It occurred to me I haven't been posting these, so here's the latest!
Dear Avery,
Today you’re five months old. I’m pretty sure I’ll say this for your entire life, but I can’t believe it. I still think of you as my little tiny baby, and the fact that you still wake up several times every night helps me stay in the newborn frame of mind. I spent a few hours today organizing closets. I went through through all of your clothes, packing away the many items that are now too small, making room for the new outfits in bigger sizes that you couldn’t possible fit into, except that you do. In fact, you’ve already outgrown some of them.
You’re at a place where it’s hard to ignore you are indeed getting older and growing every day, but you still need us on such a deep level. You can’t yet sit up on your own. For now, you still rely on me for all of your nourishment, but that’s not going to last too much longer. You watch us eat with a new fascination and interest. A few nights ago, you watched your dad with such intent, staring at his fork as it made its way to his mouth. When he did finally eat the bite, you cried. You were truly so upset by this process, the bitter injustice that this precious morsel was not for you! This cycle repeated itself throughout the meal. So, I think it’s safe to say we’ll be starting you on solids soon.
You are full of joy. You smile all the time. It took you a little while to get used to daycare, but now you’re doling out the smiles to everyone. You are reliably joyful once someone has won you over. When you do cry, we’ve found a secret weapon: Bob the Builder.
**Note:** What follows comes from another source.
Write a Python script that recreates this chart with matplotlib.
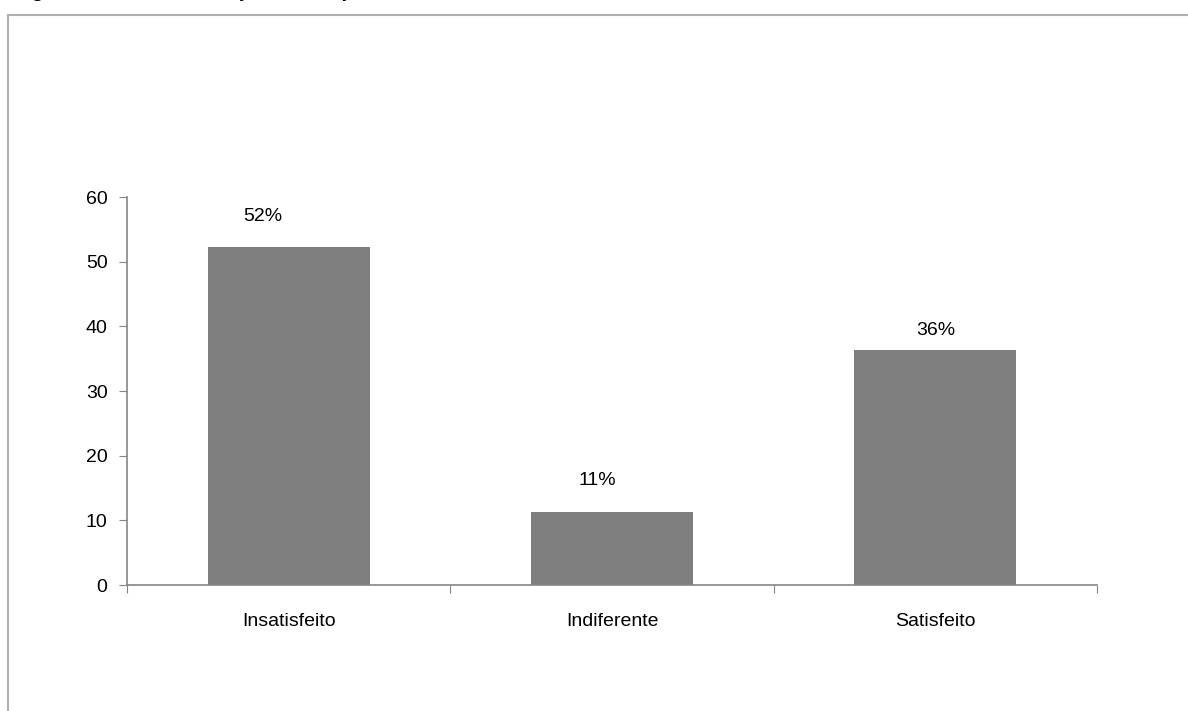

If you start to fuss, every scream, you will immediately light up when I start singing the Bob the Builder song. Turns out, yes, we can fix it! Fortunately your brother loves to sing that as much as you like to hear it, so we have used that to our advantage to make both of you happy a few times.
You love your feet. Sometimes you lunge at that as if you’re stalking prey. If your sitting in your carseat or hanging out in your swing, sometimes you will sit for minutes at a time with both legs sticking up in the air. I think it’s just so you can see them better while you work out a plot to get them in your mouth. You are also rolling all over the place now. I’m still not sure where you think you’re going but it seems to be an important missing. Hardly a night goes by when we don’t find you curled up against the very edge of your crib, sometimes with a limb stuck through the bars. Last week you managed to get both your arm and your leg tucked down next to the mattress. I fear for the next few months as you begin crawling and eventually walking! You do not like to sit still! I have no idea where you get that from…
This year has been a tough one, and the last month has brought a lot of heartache and turmoil to our lives. But you, my sweet girl, are the brightest spot of light this year. If everything else crumbles this year, we still cherish you as the beacon. This year has taught us that every moment is precious. YOU are precious. I thank God that he brought you in to our lives, especially this year.